Преображенная земля, преобразуемая земля! Не падающие на землю зигзаги электричества, совсем нет! — но какое-то пресыщение изяществом всего, растущего с земли и из земли:
Я помню чудное мгновенье:
Передо мной явилась ты
Как мимолетное виденье,
Как гений чистой красоты
— это стихотворение к А.П.Керн, повторенное в отношении к тысяче предметов, и образует поэзию Пушкина, ценное у Пушкина, правду Пушкина.
Шли годы. Бурь порыв мятежный
Рассеял прежние мечты,
И я забыл твой голос нежный,
Твои небесные черты.
(из того же стихотворения)
И все так же забывал Пушкин, и на этом забвении основывалась его сила; т. е. сила к новому и столь же правдивому восхищению перед совершенно противоположным! Дар вечно нового (перед своим прежним) в поэзии, именно необозримое в поэзии много-божие, много-обожение как последствие свободы ума от заповеди моно-теистичной и немного монотонной, по крайней мере, в поэзии монотонной: «Аз есмь Бог твой… и не будут тебе инии бози…» Ведь забывать, — это и для каждого из нас есть условие вновь узнавать; и мы даже не научались бы, ничему бы не научались, если б в секунду научения каким-то волшебством не забывали совершенно всего, кроме этого единичного, что в данную секунду познаем. Монотеисты-евреи так и не образовали никакой науки. У них не было и нет дара забвения.
* * *
Но довольно о Пушкине и несколько слов — об его увенчании. Это — Академия Изящных Искусств, — которую мы хотели бы, чтобы она наименовалась Пушкинскою Академией.

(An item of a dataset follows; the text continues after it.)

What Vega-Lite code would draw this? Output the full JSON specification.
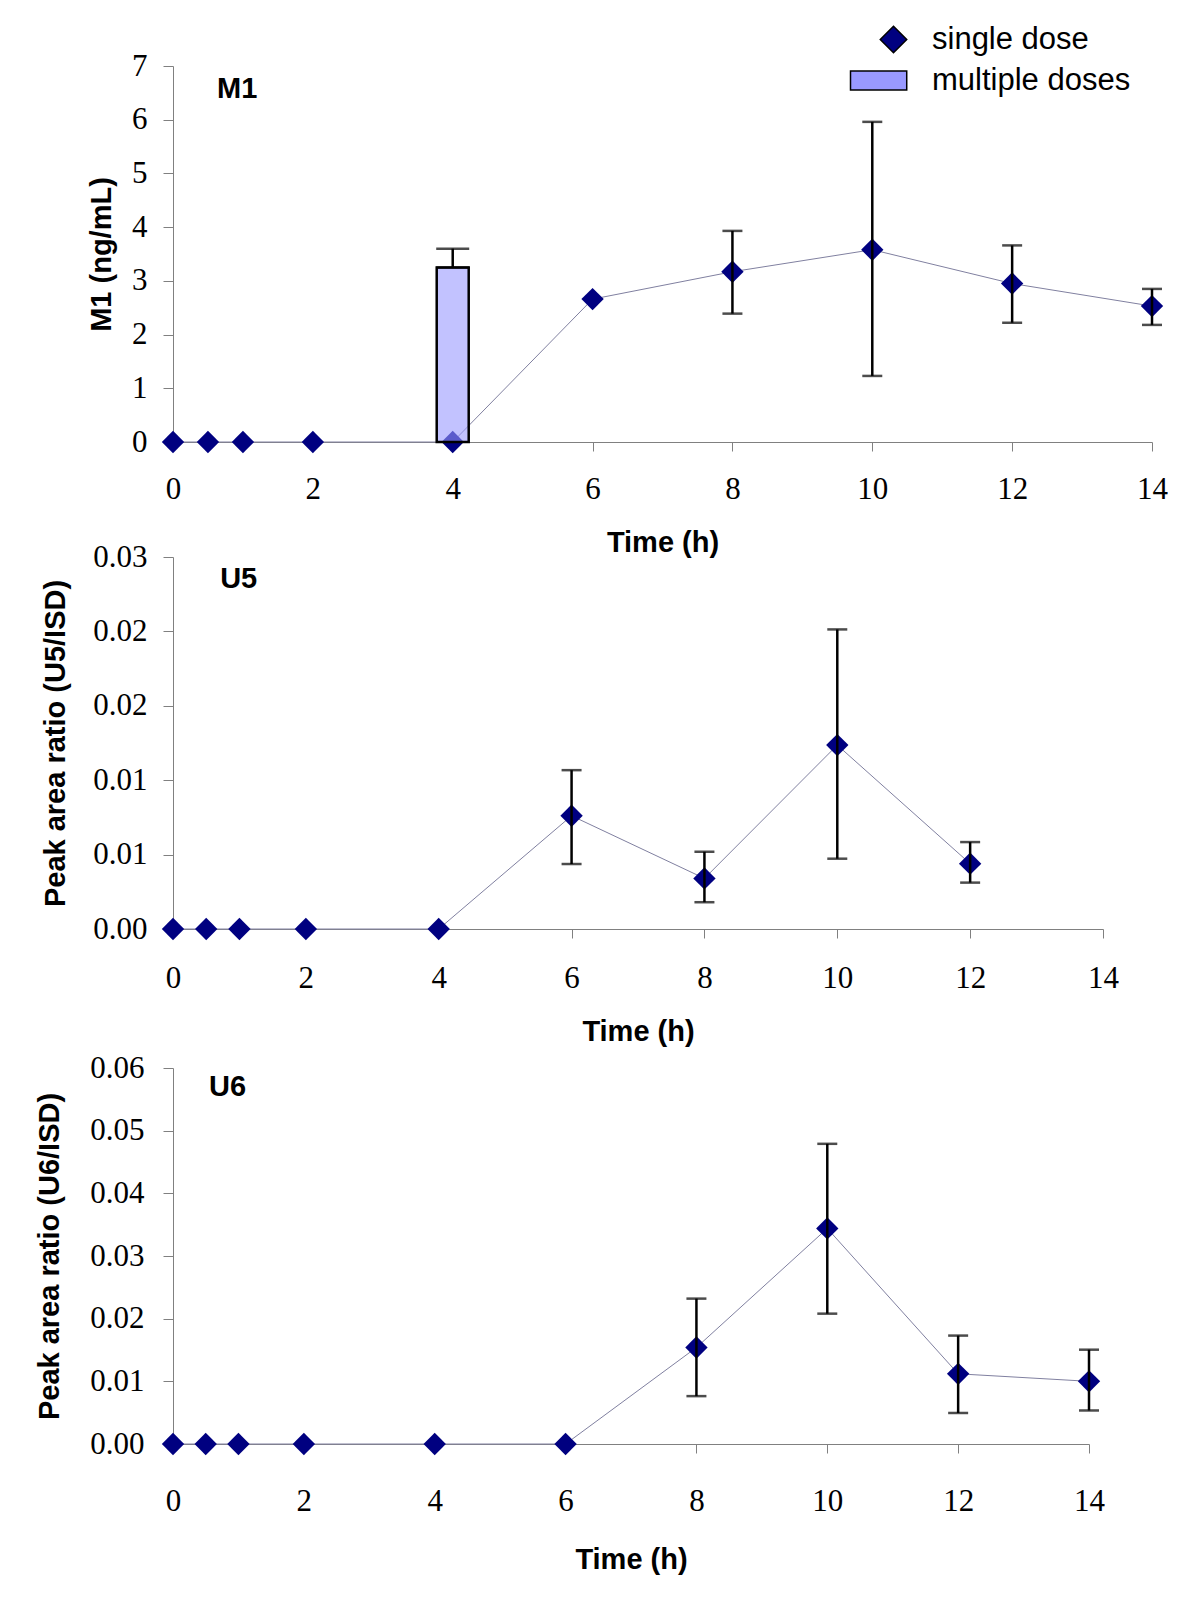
{
  "$schema": "https://vega.github.io/schema/vega-lite/v6.json",
  "background": "white",
  "padding": {"left": 35, "top": 24, "right": 5, "bottom": 5},
  "spacing": -27,
  "config": {
    "view": {"stroke": null},
    "axis": {
      "grid": false,
      "domainColor": "#808080",
      "tickColor": "#808080",
      "domainWidth": 1,
      "tickWidth": 1,
      "labelFont": "Liberation Serif",
      "labelFontSize": 31,
      "labelColor": "black",
      "labelFlush": false,
      "titleFont": "Liberation Sans",
      "titleFontWeight": "bold",
      "titleFontSize": 29,
      "titleColor": "black"
    },
    "legend": {
      "labelFont": "Liberation Sans",
      "labelFontSize": 31,
      "labelColor": "black",
      "labelLimit": 500
    }
  },
  "resolve": {
    "scale": {"color": "independent", "shape": "independent"},
    "legend": {"color": "independent", "shape": "independent"}
  },
  "datasets": {
    "m1": [
      {"t": 0, "v": 0, "lo": null, "hi": null, "series": "single dose"},
      {"t": 0.5, "v": 0, "lo": null, "hi": null, "series": "single dose"},
      {"t": 1, "v": 0, "lo": null, "hi": null, "series": "single dose"},
      {"t": 2, "v": 0, "lo": null, "hi": null, "series": "single dose"},
      {"t": 4, "v": 0, "lo": null, "hi": null, "series": "single dose"},
      {"t": 6, "v": 2.66, "lo": null, "hi": null, "series": "single dose"},
      {"t": 8, "v": 3.17, "lo": 2.39, "hi": 3.93, "series": "single dose"},
      {"t": 10, "v": 3.58, "lo": 1.23, "hi": 5.96, "series": "single dose"},
      {"t": 12, "v": 2.95, "lo": 2.22, "hi": 3.66, "series": "single dose"},
      {"t": 14, "v": 2.53, "lo": 2.18, "hi": 2.85, "series": "single dose"}
    ],
    "m1bar": [
      {"t": 4, "v": 3.25, "lo": 3.25, "hi": 3.6, "series": "multiple doses"}
    ],
    "u5": [
      {"t": 0, "v": 0, "lo": null, "hi": null},
      {"t": 0.5, "v": 0, "lo": null, "hi": null},
      {"t": 1, "v": 0, "lo": null, "hi": null},
      {"t": 2, "v": 0, "lo": null, "hi": null},
      {"t": 4, "v": 0, "lo": null, "hi": null},
      {"t": 6, "v": 0.00913, "lo": 0.00524, "hi": 0.01281},
      {"t": 8, "v": 0.00408, "lo": 0.00216, "hi": 0.00623},
      {"t": 10, "v": 0.01483, "lo": 0.00567, "hi": 0.02416},
      {"t": 12, "v": 0.00527, "lo": 0.00374, "hi": 0.00701}
    ],
    "u6": [
      {"t": 0, "v": 0, "lo": null, "hi": null},
      {"t": 0.5, "v": 0, "lo": null, "hi": null},
      {"t": 1, "v": 0, "lo": null, "hi": null},
      {"t": 2, "v": 0, "lo": null, "hi": null},
      {"t": 4, "v": 0, "lo": null, "hi": null},
      {"t": 6, "v": 0, "lo": null, "hi": null},
      {"t": 8, "v": 0.0154, "lo": 0.00764, "hi": 0.0232},
      {"t": 10, "v": 0.0344, "lo": 0.0208, "hi": 0.0479},
      {"t": 12, "v": 0.0112, "lo": 0.00495, "hi": 0.0173},
      {"t": 14, "v": 0.01, "lo": 0.00535, "hi": 0.01505}
    ]
  },
  "vconcat": [
    {
      "width": 979,
      "height": 376,
      "layer": [
        {
          "data": {"name": "m1"},
          "mark": {"type": "line", "color": "#8080a0", "strokeWidth": 1},
          "encoding": {
            "x": {"field": "t", "type": "quantitative", "scale": {"domain": [0, 14], "nice": false, "padding": 0},
                  "axis": {"values": [0, 2, 4, 6, 8, 10, 12, 14], "format": "d", "tickSize": 9, "labelPadding": 23, "titlePadding": 24}, "title": "Time (h)"},
            "y": {"field": "v", "type": "quantitative", "scale": {"domain": [0, 7], "nice": false},
                  "axis": {"values": [0, 1, 2, 3, 4, 5, 6, 7], "format": "d", "tickSize": 10, "labelPadding": 16, "titlePadding": 15}, "title": "M1 (ng/mL)"}
          }
        },
        {
          "data": {"name": "m1"},
          "mark": {"type": "point", "filled": true, "size": 500, "opacity": 1},
          "encoding": {
            "x": {"field": "t", "type": "quantitative", "title": "Time (h)"},
            "y": {"field": "v", "type": "quantitative", "title": "M1 (ng/mL)"},
            "color": {"field": "series", "type": "nominal",
                      "scale": {"domain": ["single dose", "multiple doses"], "range": ["#000080", "#9999ff"]},
                      "legend": {"title": null, "orient": "none", "legendX": 705, "legendY": -42, "padding": 0,
                                 "symbolSize": 700, "symbolStrokeColor": "black", "symbolStrokeWidth": 1.5,
                                 "symbolOpacity": 1, "labelOffset": 23, "rowPadding": 8, "labelLimit": 500}},
            "shape": {"field": "series", "type": "nominal",
                      "scale": {"domain": ["single dose", "multiple doses"], "range": ["diamond", "M-3.25,-0.72H1V0.72H-3.25Z"]},
                      "legend": {"title": null, "orient": "none", "legendX": 705, "legendY": -42, "padding": 0,
                                 "symbolSize": 700, "symbolStrokeColor": "black", "symbolStrokeWidth": 1.5,
                                 "symbolOpacity": 1, "labelOffset": 23, "rowPadding": 8, "labelLimit": 500}}
          }
        },
        {
          "data": {"name": "m1bar"},
          "mark": {"type": "bar", "width": 32, "fillOpacity": 0.6, "stroke": "black", "strokeWidth": 2.5},
          "encoding": {
            "x": {"field": "t", "type": "quantitative", "title": "Time (h)"},
            "y": {"field": "v", "type": "quantitative", "title": "M1 (ng/mL)"},
            "color": {"field": "series", "type": "nominal"}
          }
        },
        {
          "data": {"name": "m1bar"},
          "mark": {"type": "errorbar", "color": "black", "thickness": 2.5, "ticks": {"size": 33, "thickness": 2.5, "color": "black"}},
          "encoding": {
            "x": {"field": "t", "type": "quantitative", "title": "Time (h)"},
            "y": {"field": "lo", "type": "quantitative", "title": "M1 (ng/mL)"},
            "y2": {"field": "hi"}
          }
        },
        {
          "data": {"name": "m1"},
          "transform": [{"filter": "datum.lo != null"}],
          "mark": {"type": "errorbar", "color": "black", "thickness": 2.5, "ticks": {"size": 20, "thickness": 2.5, "color": "black"}},
          "encoding": {
            "x": {"field": "t", "type": "quantitative", "title": "Time (h)"},
            "y": {"field": "lo", "type": "quantitative", "title": "M1 (ng/mL)"},
            "y2": {"field": "hi"}
          }
        },
        {
          "data": {"values": [{"panel": "M1"}]},
          "mark": {"type": "text", "align": "left", "baseline": "middle", "font": "Liberation Sans", "fontWeight": "bold", "fontSize": 29, "color": "black"},
          "encoding": {
            "text": {"field": "panel"},
            "x": {"datum": 0.63, "type": "quantitative"},
            "y": {"datum": 6.57, "type": "quantitative"}
          }
        }
      ]
    },
    {
      "spacing": 6,
      "vconcat": [
        {
          "width": 930,
          "height": 372,
          "layer": [
            {
              "data": {"name": "u5"},
              "mark": {"type": "line", "color": "#8080a0", "strokeWidth": 1},
              "encoding": {
                "x": {"field": "t", "type": "quantitative", "scale": {"domain": [0, 14], "nice": false},
                      "axis": {"values": [0, 2, 4, 6, 8, 10, 12, 14], "format": "d", "tickSize": 9, "labelPadding": 25, "titlePadding": 24}, "title": "Time (h)"},
                "y": {"field": "v", "type": "quantitative", "scale": {"domain": [0, 0.03], "nice": false},
                      "axis": {"values": [0, 0.006, 0.012, 0.018, 0.024, 0.03], "format": ".2f", "tickSize": 10, "labelPadding": 16, "titlePadding": 22}, "title": "Peak area ratio (U5/ISD)"}
              }
            },
            {
              "data": {"name": "u5"},
              "mark": {"type": "point", "shape": "diamond", "filled": true, "size": 500, "color": "#000080", "opacity": 1},
              "encoding": {
                "x": {"field": "t", "type": "quantitative", "title": "Time (h)"},
                "y": {"field": "v", "type": "quantitative", "title": "Peak area ratio (U5/ISD)"}
              }
            },
            {
              "data": {"name": "u5"},
              "transform": [{"filter": "datum.lo != null"}],
              "mark": {"type": "errorbar", "color": "black", "thickness": 2.5, "ticks": {"size": 20, "thickness": 2.5, "color": "black"}},
              "encoding": {
                "x": {"field": "t", "type": "quantitative", "title": "Time (h)"},
                "y": {"field": "lo", "type": "quantitative", "title": "Peak area ratio (U5/ISD)"},
                "y2": {"field": "hi"}
              }
            },
            {
              "data": {"values": [{"panel": "U5"}]},
              "mark": {"type": "text", "align": "left", "baseline": "middle", "font": "Liberation Sans", "fontWeight": "bold", "fontSize": 29, "color": "black"},
              "encoding": {
                "text": {"field": "panel"},
                "x": {"datum": 0.71, "type": "quantitative"},
                "y": {"datum": 0.0282, "type": "quantitative"}
              }
            }
          ]
        },
        {
          "width": 916,
          "height": 376,
          "layer": [
            {
              "data": {"name": "u6"},
              "mark": {"type": "line", "color": "#8080a0", "strokeWidth": 1},
              "encoding": {
                "x": {"field": "t", "type": "quantitative", "scale": {"domain": [0, 14], "nice": false},
                      "axis": {"values": [0, 2, 4, 6, 8, 10, 12, 14], "format": "d", "tickSize": 9, "labelPadding": 33, "titlePadding": 29}, "title": "Time (h)"},
                "y": {"field": "v", "type": "quantitative", "scale": {"domain": [0, 0.06], "nice": false},
                      "axis": {"values": [0, 0.01, 0.02, 0.03, 0.04, 0.05, 0.06], "format": ".2f", "tickSize": 10, "labelPadding": 19, "titlePadding": 25}, "title": "Peak area ratio (U6/ISD)"}
              }
            },
            {
              "data": {"name": "u6"},
              "mark": {"type": "point", "shape": "diamond", "filled": true, "size": 500, "color": "#000080", "opacity": 1},
              "encoding": {
                "x": {"field": "t", "type": "quantitative", "title": "Time (h)"},
                "y": {"field": "v", "type": "quantitative", "title": "Peak area ratio (U6/ISD)"}
              }
            },
            {
              "data": {"name": "u6"},
              "transform": [{"filter": "datum.lo != null"}],
              "mark": {"type": "errorbar", "color": "black", "thickness": 2.5, "ticks": {"size": 20, "thickness": 2.5, "color": "black"}},
              "encoding": {
                "x": {"field": "t", "type": "quantitative", "title": "Time (h)"},
                "y": {"field": "lo", "type": "quantitative", "title": "Peak area ratio (U6/ISD)"},
                "y2": {"field": "hi"}
              }
            },
            {
              "data": {"values": [{"panel": "U6"}]},
              "mark": {"type": "text", "align": "left", "baseline": "middle", "font": "Liberation Sans", "fontWeight": "bold", "fontSize": 29, "color": "black"},
              "encoding": {
                "text": {"field": "panel"},
                "x": {"datum": 0.55, "type": "quantitative"},
                "y": {"datum": 0.0569, "type": "quantitative"}
              }
            }
          ]
        }
      ]
    }
  ]
}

В самом деле, в России нет ее, России нужна она. И нет имени, нет памяти, нет гения, к коему она так приурочивалась бы, как к Пушкину. Пушкин — это земное изящество, это — универсальное изящество. И только. Но изящество, действительно возведенное к апофеозу, — отбежавшее от внешней красивости и приблизившееся к внутренней, к доброте и правде:
Подруга дней моих суровых,
Голубка дряхлая моя!
Одна в глуши лесов сосновых
Давно, давно ты ждешь меня!
Ты под окном своей светлицы
Горюешь будто на часах,
И медлят поминутно спицы
В твоих наморщенных руках.
В самом деле, в одном отношении мы можем назвать Пушкина самым красивым во всемирной литературе поэтом, потому что красота у него сошла вглубь, пошла внутрь. Тут две тысячи лет нового углубления, христианского развития сердца, но пошедшего не специально в религию, а отраженно бросившего зарю на искусство. И в самом деле —
Голубка дряхлая моя
— о няне старой: почему это не есть Небесная Афродита, христианская Афродита, которую предчувствовал Платон, сумрачно говоря «нет! нет! нет!» по отношению к своим, к афинским, смазливым и ограниченным богам. Земные боги умерли; сошли небесные боги.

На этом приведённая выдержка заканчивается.